TO display count of every hastag only in tweet info associated with given keyword.
Mapper:- this is the initial phase in the execution. In which every data node will be accessing data and every node will be having computation logic which was given by main.
These data nodes process the data, format or split based on key,value pairs.What will be key or value will be decided by main or can also be decided by users.
Reducer :- This is the last step in which key values obtained from mapper are combined here. The combination is also done in such a way that for each key all values in iterator mode are added and returned.
We all know a famous problem that can be solved using map reduce is word count problem. Here in a file or folder word with their frequencies are given as output that are
occurring entirely all over.Aim of this part is to calculate total rows in a dataset.So the usual wordcount program can be developed to satisfy our aim . Instead of words we should make the mapper to take the whole json object or tweet row as a key. And the value for every json object associated with the key is 1. Because these objects are tweets and in a twitter data there cannot be repeated tweets. As tweets are non repeating, we can fix only value 1 with every tweet in mapper.

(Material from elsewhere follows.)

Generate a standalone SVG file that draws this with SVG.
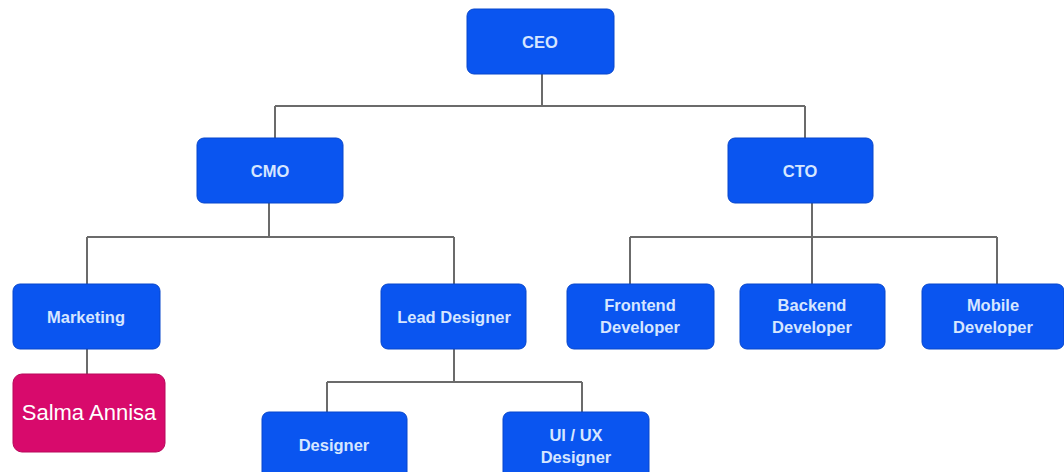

Now in reducer, all these 1s are added and returns total count. These total count ensures total tweets in a folder as we are adding all 1s associated as values with key
rows.
- First, set up your hadoop.
- Next in partioner code change according to your keywords in quotes.
- run commands according to your compiling environment.
Depending on number of keywords changed in the code that many partioned files will be created in which count of hashtags are generated.